Due to the tower’s unusual shape, the screed depth had to be reduced from a typical 65 mm using sand and cement, to around 30 mm on this development – something the Topflow product could accommodate.

In addition, the floors had a 60 kg/sq m load limit, another specification the bespoke mix satisfied.

First, a 5 mm rubber acoustic layer is put down onto the concrete floor, before the flowing screed is laid over the top at a depth of 30 mm, giving the 35 mm total depth.

By reducing the depth, the tower’s overall height is also lowered, saving time and money, with its weight also reduced by half.

Speedy screed

The flowing screed has also proved much quicker to lay than a traditional sand-cement alternative.

“It takes us about 40 to 45 minutes to lay one 7 cu m lorry load,” says TCS Screeding contracts director Ed Valionis.

“One floor is approximately 240-250 sq m, so we do one floor in a day comfortably. It takes just 15 minutes to do one apartment.”

“Everyone wants to pour on a Friday. This means the screed can dry over the weekend and they can come and start work straightaway on Monday morning”

Ed Valionis, TCS Screeding

The screed is self-compacting, so a couple of site workers ensure the level is right using lasers, before using a dapple bar to level it out into a flat, smooth surface.

For the first 48 hours after this, the floor is sealed off from the elements to allow the screed to dry.

“Everyone wants to pour on a Friday,” Mr Valionis says. “This means the screed can dry over the weekend and they can come and start work straightaway on Monday morning.”

Super strength

The other bonus provided by Tarmac’s bespoke screed mix is its strength.

Despite the low depth, the screed was required to have a 60 kg/sq m limit on its loading. It was also specified to be a C35 mix, with an F6 finish.

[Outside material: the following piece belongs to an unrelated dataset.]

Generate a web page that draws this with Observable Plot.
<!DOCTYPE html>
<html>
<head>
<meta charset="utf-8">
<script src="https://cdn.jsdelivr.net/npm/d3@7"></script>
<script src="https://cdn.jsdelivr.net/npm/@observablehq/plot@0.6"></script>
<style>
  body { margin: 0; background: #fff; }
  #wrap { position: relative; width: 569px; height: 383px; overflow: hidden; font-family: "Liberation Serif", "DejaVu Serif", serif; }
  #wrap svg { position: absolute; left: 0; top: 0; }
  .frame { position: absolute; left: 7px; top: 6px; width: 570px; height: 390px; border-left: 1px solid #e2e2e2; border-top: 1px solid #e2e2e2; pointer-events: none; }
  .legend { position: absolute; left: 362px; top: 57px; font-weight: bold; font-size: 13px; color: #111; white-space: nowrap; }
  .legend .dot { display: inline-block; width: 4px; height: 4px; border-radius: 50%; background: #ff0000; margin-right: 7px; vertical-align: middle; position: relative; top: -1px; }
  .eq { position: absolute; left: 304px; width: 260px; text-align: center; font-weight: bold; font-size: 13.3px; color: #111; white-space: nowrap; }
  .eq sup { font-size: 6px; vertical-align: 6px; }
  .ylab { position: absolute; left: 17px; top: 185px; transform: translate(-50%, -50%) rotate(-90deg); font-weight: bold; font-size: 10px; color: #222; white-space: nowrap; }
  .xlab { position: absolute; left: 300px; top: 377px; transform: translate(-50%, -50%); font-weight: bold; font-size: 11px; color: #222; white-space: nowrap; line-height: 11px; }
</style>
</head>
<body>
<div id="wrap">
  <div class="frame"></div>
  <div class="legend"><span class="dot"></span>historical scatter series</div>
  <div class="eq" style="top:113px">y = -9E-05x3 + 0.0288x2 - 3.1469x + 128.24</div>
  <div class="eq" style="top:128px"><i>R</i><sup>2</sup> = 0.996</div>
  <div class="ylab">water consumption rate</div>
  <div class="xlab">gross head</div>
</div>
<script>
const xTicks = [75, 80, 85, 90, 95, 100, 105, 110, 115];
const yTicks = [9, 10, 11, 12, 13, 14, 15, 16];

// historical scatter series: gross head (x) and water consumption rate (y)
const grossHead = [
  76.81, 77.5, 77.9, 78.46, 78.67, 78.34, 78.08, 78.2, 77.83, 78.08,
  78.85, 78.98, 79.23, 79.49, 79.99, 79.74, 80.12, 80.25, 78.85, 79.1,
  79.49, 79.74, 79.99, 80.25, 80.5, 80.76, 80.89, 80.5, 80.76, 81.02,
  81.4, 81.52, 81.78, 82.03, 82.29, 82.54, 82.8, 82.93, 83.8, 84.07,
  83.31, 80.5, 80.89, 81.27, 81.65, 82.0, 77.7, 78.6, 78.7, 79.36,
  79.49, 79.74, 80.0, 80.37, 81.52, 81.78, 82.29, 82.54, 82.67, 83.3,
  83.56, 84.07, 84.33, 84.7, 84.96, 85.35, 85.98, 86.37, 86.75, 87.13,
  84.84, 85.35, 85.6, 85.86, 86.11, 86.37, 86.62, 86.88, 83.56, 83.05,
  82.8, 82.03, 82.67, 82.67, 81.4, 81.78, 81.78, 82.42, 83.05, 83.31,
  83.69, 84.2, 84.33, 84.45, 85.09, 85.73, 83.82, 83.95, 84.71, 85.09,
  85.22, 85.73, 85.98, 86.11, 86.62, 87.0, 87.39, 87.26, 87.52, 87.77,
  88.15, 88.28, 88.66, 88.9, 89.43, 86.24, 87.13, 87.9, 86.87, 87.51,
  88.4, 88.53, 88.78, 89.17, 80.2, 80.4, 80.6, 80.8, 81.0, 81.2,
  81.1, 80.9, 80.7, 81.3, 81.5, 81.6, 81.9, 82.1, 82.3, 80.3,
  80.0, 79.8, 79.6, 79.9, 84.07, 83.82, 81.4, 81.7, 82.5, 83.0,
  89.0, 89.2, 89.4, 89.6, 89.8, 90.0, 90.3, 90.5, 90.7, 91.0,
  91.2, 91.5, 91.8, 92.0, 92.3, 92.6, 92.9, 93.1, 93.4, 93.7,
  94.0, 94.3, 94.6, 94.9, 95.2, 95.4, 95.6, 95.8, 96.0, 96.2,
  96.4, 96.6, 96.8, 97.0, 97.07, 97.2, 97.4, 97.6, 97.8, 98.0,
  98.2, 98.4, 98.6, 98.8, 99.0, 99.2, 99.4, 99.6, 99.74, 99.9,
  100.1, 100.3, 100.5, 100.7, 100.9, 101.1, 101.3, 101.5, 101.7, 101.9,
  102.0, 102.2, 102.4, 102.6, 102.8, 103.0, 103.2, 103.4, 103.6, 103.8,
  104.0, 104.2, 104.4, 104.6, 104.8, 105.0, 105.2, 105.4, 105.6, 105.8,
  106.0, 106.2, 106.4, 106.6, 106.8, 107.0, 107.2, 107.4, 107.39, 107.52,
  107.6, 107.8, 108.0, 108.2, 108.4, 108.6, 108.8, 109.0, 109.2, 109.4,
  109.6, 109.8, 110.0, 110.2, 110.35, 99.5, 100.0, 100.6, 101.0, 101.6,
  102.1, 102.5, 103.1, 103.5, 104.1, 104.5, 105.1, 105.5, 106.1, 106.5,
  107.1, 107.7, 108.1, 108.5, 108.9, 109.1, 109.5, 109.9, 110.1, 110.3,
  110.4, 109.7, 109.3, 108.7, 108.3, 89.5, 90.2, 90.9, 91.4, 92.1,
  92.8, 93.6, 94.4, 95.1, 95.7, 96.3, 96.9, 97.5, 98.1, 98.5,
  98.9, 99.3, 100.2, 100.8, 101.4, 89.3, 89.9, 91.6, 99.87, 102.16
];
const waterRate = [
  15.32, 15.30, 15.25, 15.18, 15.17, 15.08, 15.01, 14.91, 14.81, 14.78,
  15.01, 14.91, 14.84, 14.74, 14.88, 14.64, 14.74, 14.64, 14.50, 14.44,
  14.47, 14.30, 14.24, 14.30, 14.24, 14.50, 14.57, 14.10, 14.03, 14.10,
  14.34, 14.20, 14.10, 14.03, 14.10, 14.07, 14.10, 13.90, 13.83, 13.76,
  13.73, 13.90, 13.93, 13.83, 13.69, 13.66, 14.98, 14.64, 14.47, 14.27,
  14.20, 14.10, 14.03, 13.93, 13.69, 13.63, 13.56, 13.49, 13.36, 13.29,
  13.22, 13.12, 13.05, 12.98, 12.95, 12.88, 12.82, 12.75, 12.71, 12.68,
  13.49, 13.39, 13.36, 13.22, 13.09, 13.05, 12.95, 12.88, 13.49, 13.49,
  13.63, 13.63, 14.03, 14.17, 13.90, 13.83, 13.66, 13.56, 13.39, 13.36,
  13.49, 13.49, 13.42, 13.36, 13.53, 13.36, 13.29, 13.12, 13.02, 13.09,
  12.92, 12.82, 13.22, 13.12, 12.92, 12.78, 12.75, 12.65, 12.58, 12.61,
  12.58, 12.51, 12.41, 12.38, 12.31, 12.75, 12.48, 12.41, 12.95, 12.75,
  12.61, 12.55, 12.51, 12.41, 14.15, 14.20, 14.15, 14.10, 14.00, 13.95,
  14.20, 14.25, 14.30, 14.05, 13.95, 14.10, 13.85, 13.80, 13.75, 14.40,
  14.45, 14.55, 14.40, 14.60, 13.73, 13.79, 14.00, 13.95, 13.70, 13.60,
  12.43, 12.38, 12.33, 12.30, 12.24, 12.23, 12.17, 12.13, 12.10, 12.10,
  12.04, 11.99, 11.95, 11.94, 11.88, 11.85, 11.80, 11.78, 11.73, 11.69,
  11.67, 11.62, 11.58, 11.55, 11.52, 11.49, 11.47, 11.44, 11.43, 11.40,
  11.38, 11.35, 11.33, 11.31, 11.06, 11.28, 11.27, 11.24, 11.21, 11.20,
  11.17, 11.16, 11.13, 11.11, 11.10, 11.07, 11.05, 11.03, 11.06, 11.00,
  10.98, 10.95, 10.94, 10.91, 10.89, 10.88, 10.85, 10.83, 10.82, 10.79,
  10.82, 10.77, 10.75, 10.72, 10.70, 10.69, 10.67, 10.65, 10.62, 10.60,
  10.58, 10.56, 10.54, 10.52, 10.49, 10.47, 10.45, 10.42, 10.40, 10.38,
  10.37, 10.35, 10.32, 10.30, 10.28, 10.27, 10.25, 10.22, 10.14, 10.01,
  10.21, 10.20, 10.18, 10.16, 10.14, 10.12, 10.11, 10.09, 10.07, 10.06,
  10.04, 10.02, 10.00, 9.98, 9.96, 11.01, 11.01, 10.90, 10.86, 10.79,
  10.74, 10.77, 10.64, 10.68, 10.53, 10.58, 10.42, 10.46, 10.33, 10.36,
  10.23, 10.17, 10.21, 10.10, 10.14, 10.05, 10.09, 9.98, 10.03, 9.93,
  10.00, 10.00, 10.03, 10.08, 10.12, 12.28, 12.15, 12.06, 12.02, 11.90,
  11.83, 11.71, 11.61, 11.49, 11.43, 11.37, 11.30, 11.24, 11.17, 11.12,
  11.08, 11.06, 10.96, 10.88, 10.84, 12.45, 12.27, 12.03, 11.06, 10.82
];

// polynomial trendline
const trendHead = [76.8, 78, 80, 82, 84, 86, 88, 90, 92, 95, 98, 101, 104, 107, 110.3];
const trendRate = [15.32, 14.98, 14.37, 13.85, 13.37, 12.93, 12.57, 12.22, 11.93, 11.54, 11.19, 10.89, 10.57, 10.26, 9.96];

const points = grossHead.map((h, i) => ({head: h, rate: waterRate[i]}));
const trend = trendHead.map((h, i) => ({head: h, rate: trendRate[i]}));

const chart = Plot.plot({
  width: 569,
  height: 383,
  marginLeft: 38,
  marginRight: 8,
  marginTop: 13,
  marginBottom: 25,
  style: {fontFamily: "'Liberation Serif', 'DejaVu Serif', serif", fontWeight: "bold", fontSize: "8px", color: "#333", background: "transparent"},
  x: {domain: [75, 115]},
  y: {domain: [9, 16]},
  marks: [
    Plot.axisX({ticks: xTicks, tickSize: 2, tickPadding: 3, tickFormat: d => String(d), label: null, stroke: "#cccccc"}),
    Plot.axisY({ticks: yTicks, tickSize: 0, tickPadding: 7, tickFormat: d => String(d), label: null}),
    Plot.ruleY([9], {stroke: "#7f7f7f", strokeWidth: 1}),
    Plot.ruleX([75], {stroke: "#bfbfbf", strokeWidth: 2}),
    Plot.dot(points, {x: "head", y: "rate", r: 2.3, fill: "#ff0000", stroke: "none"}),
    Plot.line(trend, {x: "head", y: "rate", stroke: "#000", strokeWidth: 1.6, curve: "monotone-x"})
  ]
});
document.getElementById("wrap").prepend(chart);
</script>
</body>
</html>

“We tested some of the material taken out of there,” says Tarmac special products co-ordinator Kevin Burr. “It ended up testing a lot higher than specified.”

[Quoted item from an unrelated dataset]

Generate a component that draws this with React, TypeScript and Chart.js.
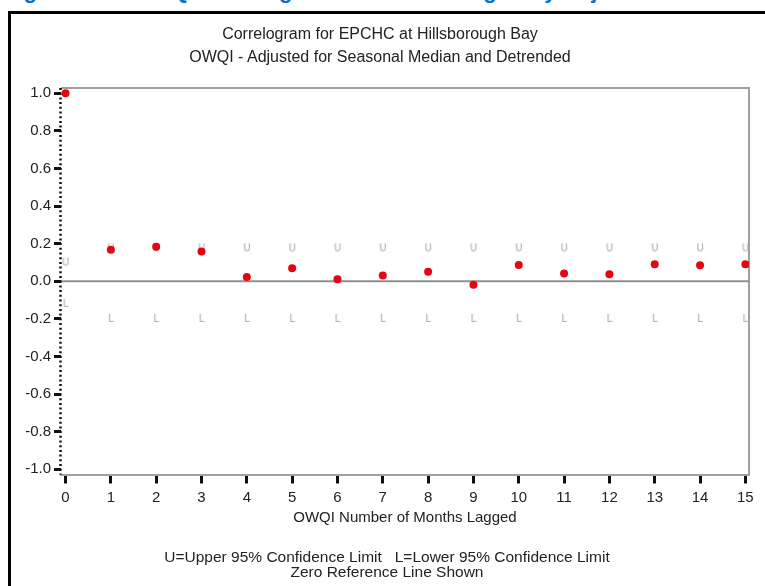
import React, { useEffect, useRef } from "react";
import { Chart, registerables } from "chart.js";

Chart.register(...registerables);

const lags = [0, 1, 2, 3, 4, 5, 6, 7, 8, 9, 10, 11, 12, 13, 14, 15];
const autocorr = [1.0, 0.168, 0.184, 0.158, 0.023, 0.069, 0.011, 0.03, 0.05, -0.018, 0.087, 0.041, 0.037, 0.09, 0.085, 0.09];
const upper95 = [0.1, 0.175, 0.175, 0.175, 0.175, 0.175, 0.175, 0.175, 0.175, 0.175, 0.175, 0.175, 0.175, 0.175, 0.175, 0.175];
const lower95 = [-0.12, -0.2, -0.2, -0.2, -0.2, -0.2, -0.2, -0.2, -0.2, -0.2, -0.2, -0.2, -0.2, -0.2, -0.2, -0.2];
const yTicks = [-1.0, -0.8, -0.6, -0.4, -0.2, 0.0, 0.2, 0.4, 0.6, 0.8, 1.0];

const titleLines = ["Correlogram for EPCHC at Hillsborough Bay", "OWQI - Adjusted for Seasonal Median and Detrended"];
const xTitle = "OWQI Number of Months Lagged";
const footer1 = "U=Upper 95% Confidence Limit   L=Lower 95% Confidence Limit";
const footer2 = "Zero Reference Line Shown";
const header = "Figure 3-14. OWQI Correlogram for Hillsborough Bay Adjusted for Seasonal Median";

const FONT = "Arial, 'Liberation Sans', sans-serif";

function letterImage(ch: string): HTMLCanvasElement {
  const c = document.createElement("canvas");
  c.width = 8;
  c.height = 12;
  const ctx = c.getContext("2d")!;
  ctx.fillStyle = "#a8a8a8";
  ctx.font = "11px 'DejaVu Sans Condensed', 'DejaVu Sans', sans-serif";
  ctx.textAlign = "center";
  ctx.textBaseline = "middle";
  ctx.fillText(ch, 4, 6.5);
  return c;
}

const framePlugin = {
  id: "framePlugin",
  beforeDatasetsDraw(chart: any) {
    const { ctx, chartArea: a, scales } = chart;
    ctx.save();
    ctx.strokeStyle = "#a0a0a0";
    ctx.lineWidth = 2;
    ctx.beginPath();
    ctx.moveTo(a.left, a.top);
    ctx.lineTo(a.right, a.top);
    ctx.lineTo(a.right, a.bottom);
    ctx.stroke();
    const y0 = scales.y.getPixelForValue(0);
    ctx.strokeStyle = "#909090";
    ctx.lineWidth = 2;
    ctx.beginPath();
    ctx.moveTo(a.left, y0);
    ctx.lineTo(a.right, y0);
    ctx.stroke();
    // dotted left axis
    ctx.strokeStyle = "#111";
    ctx.lineWidth = 2.5;
    ctx.setLineDash([2, 2.7]);
    ctx.beginPath();
    ctx.moveTo(a.left - 0.5, a.top);
    ctx.lineTo(a.left - 0.5, a.bottom);
    ctx.stroke();
    ctx.restore();
  },
};

export default function App() {
  const ref = useRef<HTMLCanvasElement>(null);

  useEffect(() => {
    if (!ref.current) return;
    const uImg = letterImage("U");
    const lImg = letterImage("L");
    const chart = new Chart(ref.current, {
      type: "scatter",
      data: {
        datasets: [
          {
            label: "Autocorrelation",
            data: lags.map((x, i) => ({ x, y: autocorr[i] })),
            pointRadius: 4,
            pointBackgroundColor: "#e30613",
            pointBorderWidth: 0,
            showLine: false,
          },
          {
            label: "Upper",
            data: lags.map((x, i) => ({ x, y: upper95[i] })),
            pointStyle: uImg as any,
            pointRadius: 5,
            showLine: false,
          },
          {
            label: "Lower",
            data: lags.map((x, i) => ({ x, y: lower95[i] })),
            pointStyle: lImg as any,
            pointRadius: 5,
            showLine: false,
          },
        ],
      },
      options: {
        animation: false,
        responsive: false,
        devicePixelRatio: 1,
        events: [],
        layout: { padding: { left: 0, top: 88, right: 16, bottom: 59.5 } },
        plugins: { legend: { display: false }, tooltip: { enabled: false } },
        scales: {
          x: {
            type: "linear",
            min: -0.1,
            max: 15.08,
            afterBuildTicks: (s: any) => {
              s.ticks = lags.map((v) => ({ value: v }));
            },
            afterFit: (s: any) => {
              s.height = 52;
            },
            ticks: {
              autoSkip: false,
              maxRotation: 0,
              padding: 5,
              color: "#222",
              font: { family: FONT, size: 15 },
              callback: (v: any) => String(v),
            },
            grid: { drawOnChartArea: false, tickLength: 9, tickWidth: 3, tickColor: "#111" },
            border: { color: "#a0a0a0", width: 2 },
            title: { display: true, text: xTitle, color: "#222", font: { family: FONT, size: 15 }, padding: 0 },
          },
          y: {
            type: "linear",
            min: -1.028,
            max: 1.028,
            afterBuildTicks: (s: any) => {
              s.ticks = yTicks.map((v) => ({ value: v }));
            },
            afterFit: (s: any) => {
              s.width = 61;
            },
            ticks: {
              padding: 3,
              color: "#222",
              font: { family: FONT, size: 15 },
              callback: (v: any) => Number(v).toFixed(1),
            },
            grid: { drawOnChartArea: false, tickLength: 7, tickWidth: 3, tickColor: "#111" },
            border: { display: false },
          },
        },
      },
      plugins: [framePlugin],
    });
    return () => chart.destroy();
  }, []);

  return (
    <div style={{ position: "fixed", left: 0, top: 0, width: 765, height: 586, overflow: "hidden", background: "#fff" }}>
      <div
        style={{
          position: "absolute",
          left: 4,
          top: -20,
          whiteSpace: "nowrap",
          font: `bold 22px ${FONT}`,
          lineHeight: "22px",
          color: "#0a70c8",
        }}
      >
        {header}
      </div>
      <div
        style={{
          position: "absolute",
          left: 8,
          top: 11,
          width: 820,
          height: 620,
          border: "3px solid #000",
          boxSizing: "border-box",
        }}
      />
      <canvas ref={ref} width={765} height={586} style={{ position: "absolute", left: 0, top: 0 }} />
      <div
        style={{
          position: "absolute",
          left: 80,
          top: 21.5,
          width: 600,
          textAlign: "center",
          font: `16px ${FONT}`,
          lineHeight: "23px",
          color: "#222",
        }}
      >
        <div>{titleLines[0]}</div>
        <div>{titleLines[1]}</div>
      </div>
      <div
        style={{
          position: "absolute",
          left: 87,
          top: 549,
          width: 600,
          textAlign: "center",
          font: `15.5px ${FONT}`,
          lineHeight: "15px",
          color: "#222",
          whiteSpace: "pre",
        }}
      >
        <div>{footer1}</div>
        <div>{footer2}</div>
      </div>
    </div>
  );
}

On the day of our visit, there was due to be a load of screed delivered for the neighbouring 16-storey building adjacent to Baltimore Tower that forms part of the same development, but it was postponed while other trades caught up.

Nevertheless, the project is still progressing as planned and remains on course for completion in summer 2016.

Tarmac and TCS’s work on the screed will ensure the fit-out trades, when they take over, will make these apartments look like the luxury homes they’re destined to be – the next stage in Canary Wharf’s transformation.